Media literacy begins with understanding the mechanics of messaging: framing, priming, and the use of visual cues to influence interpretation. Students examine how color schemes, sound design, and selective quotation alter perception, then practice describing these effects without judgment. They compare different portrayals of the same issue across diverse outlets to detect bias, while noting where facts align or diverge. The goal is to cultivate a nuanced media diet, where consuming multiple angles becomes routine. With guided practice, learners become less likely to accept sensational stories at face value and more likely to seek corroboration, weighing sources like investigators, scientists, and independent watchdog organizations.
A robust civic education also teaches the ethics of sharing and commenting online. Students discuss responsibility for the consequences of spreading unverified claims and the harm that rapid retweets can cause when misinformation travels unchecked. They practice drafting respectful, evidence-based responses to misinformation that avoid shaming or dismissiveness, yet firmly challenge inaccuracies. By simulating online discussions with clearly defined audience goals, they learn to adapt tone and content while preserving integrity. This preparation encourages participation that informs, corrects, and fosters a healthier public square rather than amplifying harm.
The most enduring learning happens when students apply these skills beyond the classroom. They undertake community projects that require gathering diverse viewpoints, designing inclusive forums, and presenting balanced reports to local stakeholders. In these settings, learners must negotiate outcomes, incorporate feedback, and revise positions in light of new evidence. The process reinforces that empathy and skepticism are not mutually exclusive but mutually reinforcing tools for democratic participation.

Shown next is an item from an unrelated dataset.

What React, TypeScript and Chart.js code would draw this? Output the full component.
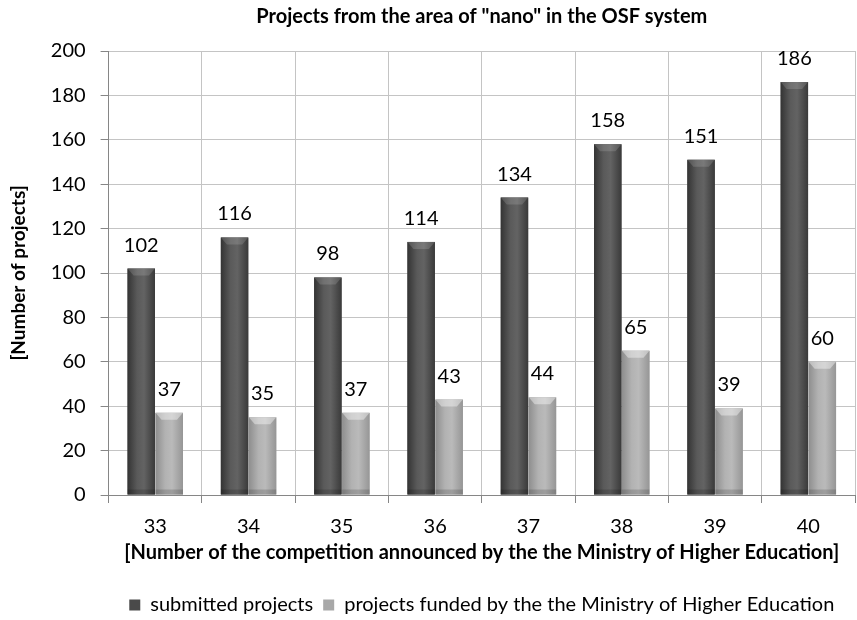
import React, { useEffect, useRef } from "react";
import { Chart, registerables } from "chart.js";

Chart.register(...registerables);

const categories = ["33", "34", "35", "36", "37", "38", "39", "40"];
const submitted = [102, 116, 98, 114, 134, 158, 151, 186];
const funded = [37, 35, 37, 43, 44, 65, 39, 60];
const yTicks = [0, 20, 40, 60, 80, 100, 120, 140, 160, 180, 200];

const FONT = "Lato, 'Open Sans', 'DejaVu Sans', sans-serif";

const gradientBars = {
  id: "gradientBars",
  afterDatasetsDraw(chart: any) {
    const ctx = chart.ctx;
    ctx.save();
    chart.data.datasets.forEach((ds: any, di: number) => {
      const meta = chart.getDatasetMeta(di);
      const stops =
        di === 0
          ? ["#343434", "#5a5a5a", "#636363", "#3a3a3a"]
          : ["#8e8e8e", "#b2b2b2", "#bababa", "#969696"];
      meta.data.forEach((el: any) => {
        const w = el.width;
        const x0 = el.x - w / 2;
        const top = el.y;
        const h = el.base - el.y;
        const g = ctx.createLinearGradient(x0, 0, x0 + w, 0);
        g.addColorStop(0, stops[0]);
        g.addColorStop(0.35, stops[1]);
        g.addColorStop(0.6, stops[2]);
        g.addColorStop(1, stops[3]);
        ctx.fillStyle = g;
        ctx.fillRect(x0, top, w, h);
        ctx.fillStyle = di === 0 ? "rgba(255,255,255,0.14)" : "rgba(255,255,255,0.4)";
        ctx.beginPath();
        ctx.moveTo(x0, top);
        ctx.lineTo(x0 + w, top);
        ctx.lineTo(x0 + w - 6, top + 7);
        ctx.lineTo(x0 + 6, top + 7);
        ctx.closePath();
        ctx.fill();
        ctx.fillStyle = "rgba(0,0,0,0.15)";
        ctx.fillRect(x0, el.base - 5, w, 5);
      });
    });
    ctx.fillStyle = "#000";
    ctx.font = `20px ${FONT}`;
    ctx.textAlign = "center";
    ctx.textBaseline = "alphabetic";
    chart.data.datasets.forEach((ds: any, di: number) => {
      const meta = chart.getDatasetMeta(di);
      meta.data.forEach((el: any, i: number) => {
        ctx.fillText(String(ds.data[i]), el.x, el.y - 17);
      });
    });
    ctx.restore();
  },
};

export default function App() {
  const ref = useRef<HTMLCanvasElement | null>(null);
  useEffect(() => {
    document.body.style.margin = "0";
    const chart = new Chart(ref.current as HTMLCanvasElement, {
      type: "bar",
      data: {
        labels: categories,
        datasets: [
          {
            label: "submitted projects",
            data: submitted,
            backgroundColor: "#4a4a4a",
            categoryPercentage: 0.6,
            barPercentage: 0.98,
          },
          {
            label: "projects funded by the the Ministry of Higher Education",
            data: funded,
            backgroundColor: "#a8a8a8",
            categoryPercentage: 0.6,
            barPercentage: 0.98,
          },
        ],
      },
      options: {
        animation: false,
        responsive: true,
        maintainAspectRatio: false,
        layout: { padding: { left: 0, right: 2, top: 0, bottom: -5 } },
        plugins: {
          title: {
            display: true,
            fullSize: false,
            text: 'Projects from the area of "nano" in the OSF system',
            color: "#000",
            font: { family: FONT, size: 20, weight: "bold" },
            padding: { top: 5, bottom: 22 },
          },
          legend: {
            position: "bottom",
            fullSize: false,
            labels: {
              color: "#000",
              font: { family: FONT, size: 20 },
              boxWidth: 11,
              boxHeight: 11,
              padding: 10,
            },
          },
          tooltip: { enabled: false },
        },
        scales: {
          x: {
            ticks: { color: "#000", font: { family: FONT, size: 20 }, padding: 12 },
            grid: { color: "#c4c4c4", tickColor: "#868686", tickLength: 8 },
            border: { color: "#868686" },
            title: {
              display: true,
              text: "[Number of the competition announced by the the Ministry of Higher Education]",
              color: "#000",
              font: { family: FONT, size: 20, weight: "bold" },
              padding: { top: -10, bottom: 20 },
            },
          },
          y: {
            min: 0,
            max: 200,
            afterBuildTicks: (axis: any) => {
              axis.ticks = yTicks.map((v) => ({ value: v }));
            },
            ticks: { color: "#000", font: { family: FONT, size: 20 }, padding: 15 },
            grid: { color: "#c4c4c4", tickColor: "#868686", tickLength: 8 },
            border: { color: "#868686" },
            title: {
              display: true,
              text: "[Number of projects]",
              color: "#000",
              font: { family: FONT, size: 19, weight: "bold" },
              padding: { top: 7, bottom: 6 },
            },
          },
        },
      },
      plugins: [gradientBars],
    } as any);
    return () => chart.destroy();
  }, []);
  return (
    <div style={{ width: 857, height: 620, position: "relative" }}>
      <canvas ref={ref} />
    </div>
  );
}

When students observe real-world benefits from thoughtful deliberation, their commitment to ethical civic engagement strengthens, and their voice becomes a constructive force in public life.

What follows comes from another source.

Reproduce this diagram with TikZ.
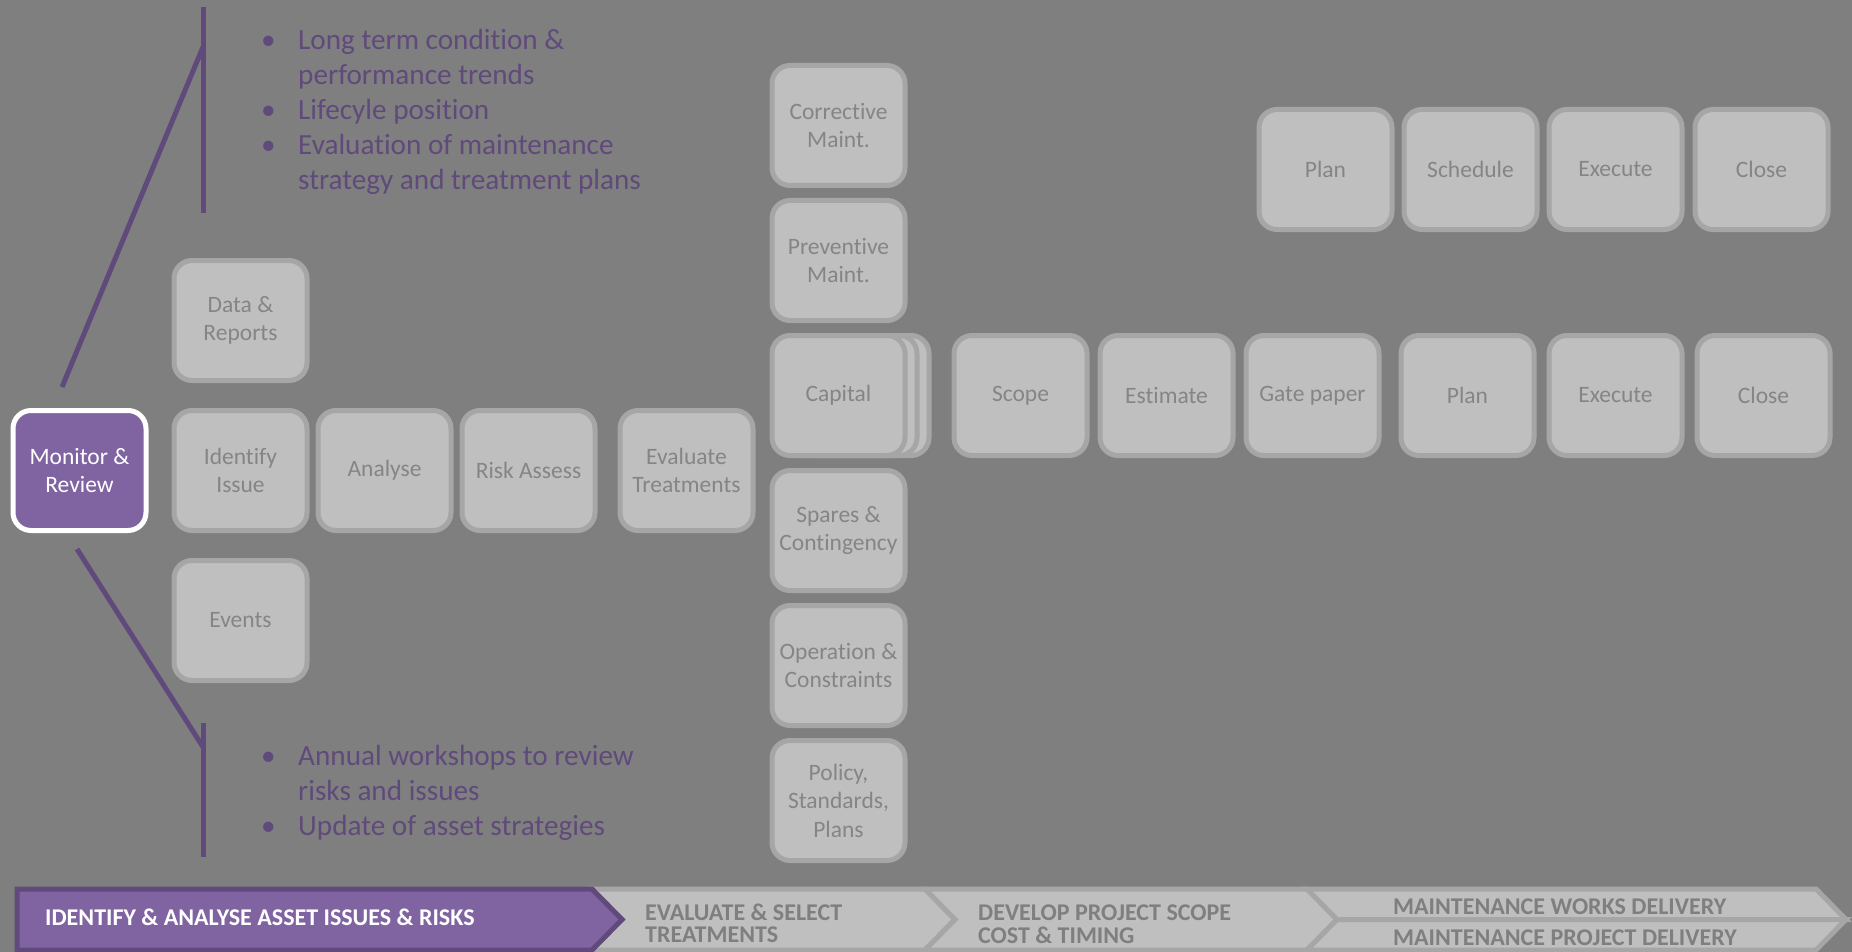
\documentclass[tikz,border=0pt]{standalone}
\usepackage{fontspec}
\setmainfont{Carlito}[Ligatures=NoCommon]
\usepackage{tikz}
\usetikzlibrary{positioning}
\definecolor{canvasgrey}{HTML}{7F7F7F}
\definecolor{boxfill}{HTML}{BFBFBF}
\definecolor{boxline}{HTML}{A6A6A6}
\definecolor{boxtext}{HTML}{858585}
\definecolor{reviewpurple}{HTML}{8064A2}
\definecolor{reviewdark}{HTML}{604A7B}
\tikzstyle{block} = [rectangle, draw=boxline, line width=5pt, rounded corners=18pt,
    fill=boxfill, text=boxtext, align=center, minimum width=133pt, minimum height=120pt,
    inner sep=2pt, font=\fontsize{23.5}{28.5}\selectfont]
\tikzstyle{monitor} = [block, draw=white, fill=reviewpurple, text=white]
\tikzstyle{bracket} = [line width=5pt, reviewdark]
\tikzstyle{notes} = [anchor=base west, inner sep=0pt, text=reviewdark,
    font=\fontsize{29.2}{35}\selectfont]
\tikzstyle{stage} = [draw=boxline, line width=5pt, fill=boxfill]
\tikzstyle{stagetext} = [anchor=base west, inner sep=0pt, text=canvasgrey,
    font=\bfseries\fontsize{24}{22}\selectfont]

\begin{document}
\begin{tikzpicture}[x=1pt, y=-1pt]
\fill[canvasgrey] (0,0) rectangle (1852,952);
\useasboundingbox (0,0) rectangle (1852,952);

% identify and analyse
\node[monitor] (monitor) at (79.5,470.5) {Monitor \&\\Review};
\node[block, right=23pt of monitor] (identify) {Identify\\Issue};
\node[block, above=25pt of identify] (data) {Data \&\\Reports};
\node[block, below=25pt of identify] (events) {Events};
\node[block, right=6pt of identify] (analyse) {Analyse};
\node[block, right=6pt of analyse] (risk) {Risk Assess};
\node[block, right=20pt of risk] (evaluate) {Evaluate\\Treatments};

% treatment column
\node[block] (capC) at (862.5,395.5) {};
\node[block] (capB) at (850.5,395.5) {};
\node[block] (capital) at (838.5,395.5) {Capital};
\node[block, above=10pt of capital] (preventive) {Preventive\\Maint.};
\node[block, above=10pt of preventive] (corrective) {Corrective\\Maint.};
\node[block, below=10pt of capital] (spares) {Spares \&\\Contingency};
\node[block, below=10pt of spares] (operation) {Operation \&\\Constraints};
\node[block, below=10pt of operation] (policy) {Policy,\\Standards,\\Plans};

% project delivery
\node[block, right=44pt of capital] (scope) {Scope};
\node[block, right=8pt of scope] (estimate) {Estimate};
\node[block, right=8pt of estimate] (gate) {Gate paper};
\node[block, right=17pt of gate] (planB) {Plan};
\node[block, right=10pt of planB] (executeB) {Execute};
\node[block, right=10pt of executeB] (closeB) {Close};

% works delivery
\node[block, above=101pt of executeB] (executeA) {Execute};
\node[block, left=7pt of executeA] (scheduleA) {Schedule};
\node[block, left=7pt of scheduleA] (planA) {Plan};
\node[block, right=8pt of executeA] (closeA) {Close};

% callouts
\coordinate (upperfoot) at (62,387);
\coordinate (upperknee) at (203,47);
\coordinate (uppertop) at (203,7);
\coordinate (upperend) at (203,213);
\coordinate (lowerfoot) at (77,549);
\coordinate (lowerknee) at (203,747);
\coordinate (lowertop) at (203,723);
\coordinate (lowerend) at (203,857);
\draw[bracket] (upperfoot) -- (upperknee);
\draw[bracket] (uppertop) -- (upperend);
\draw[bracket] (lowerfoot) -- (lowerknee);
\draw[bracket] (lowertop) -- (lowerend);
\node[notes] (upperlist) at (261,50) {\begin{tabular}[t]{@{}p{37pt}@{}l@{}}
  • & Long term condition \&\\
    & performance trends\\
  • & Lifecyle position\\
  • & Evaluation of maintenance\\
    & strategy and treatment plans
\end{tabular}};
\node[notes] (lowerlist) at (261,765) {\begin{tabular}[t]{@{}p{37pt}@{}l@{}}
  • & Annual workshops to review\\
    & risks and issues\\
  • & Update of asset strategies
\end{tabular}};

% stage bar
\draw[stage] (592,889) -- (925,889) -- (955,919.5) -- (925,950) -- (592,950) -- (622,919.5) -- cycle;
\draw[stage] (925,889) -- (1307,889) -- (1337,919.5) -- (1307,950) -- (925,950) -- (955,919.5) -- cycle;
\draw[stage] (1307,889) -- (1816,889) -- (1846,919.5) -- (1337,919.5) -- cycle;
\draw[stage] (1337,919.5) -- (1846,919.5) -- (1816,950) -- (1307,950) -- cycle;
\draw[stage, draw=reviewdark, fill=reviewpurple] (17,889) -- (592,889) -- (622,919.5) -- (592,950) -- (17,950) -- cycle;
\node[stagetext, text=white] (stage1) at (45,925) {IDENTIFY \& ANALYSE ASSET ISSUES \& RISKS};
\node[stagetext] (stage2) at (645,920) {\begin{tabular}[t]{@{}l@{}}EVALUATE \& SELECT\\TREATMENTS\end{tabular}};
\node[stagetext] (stage3) at (978,920) {\begin{tabular}[t]{@{}l@{}}DEVELOP PROJECT SCOPE\\COST \& TIMING\end{tabular}};
\node[stagetext] (stage4a) at (1393,914) {MAINTENANCE WORKS DELIVERY};
\node[stagetext] (stage4b) at (1393,945) {MAINTENANCE PROJECT DELIVERY};
\end{tikzpicture}
\end{document}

Finally, educators should build sustainable routines that keep empathy and critical thinking active over time. Regular micro-lessons, reflective prompts, and open-ended inquiries should become a steady part of the curriculum rather than occasional add-ons. Professional development that shares successful facilitation strategies, diverse materials, and feedback loops helps teachers refine these methods. Schools can also partner with community organizations to provide diverse, real-world stimuli for analysis and discussion. The ultimate aim is to cultivate a generation that can recognize manipulation, choose reasoned responses, and contribute to a more informed, compassionate, and resilient public sphere.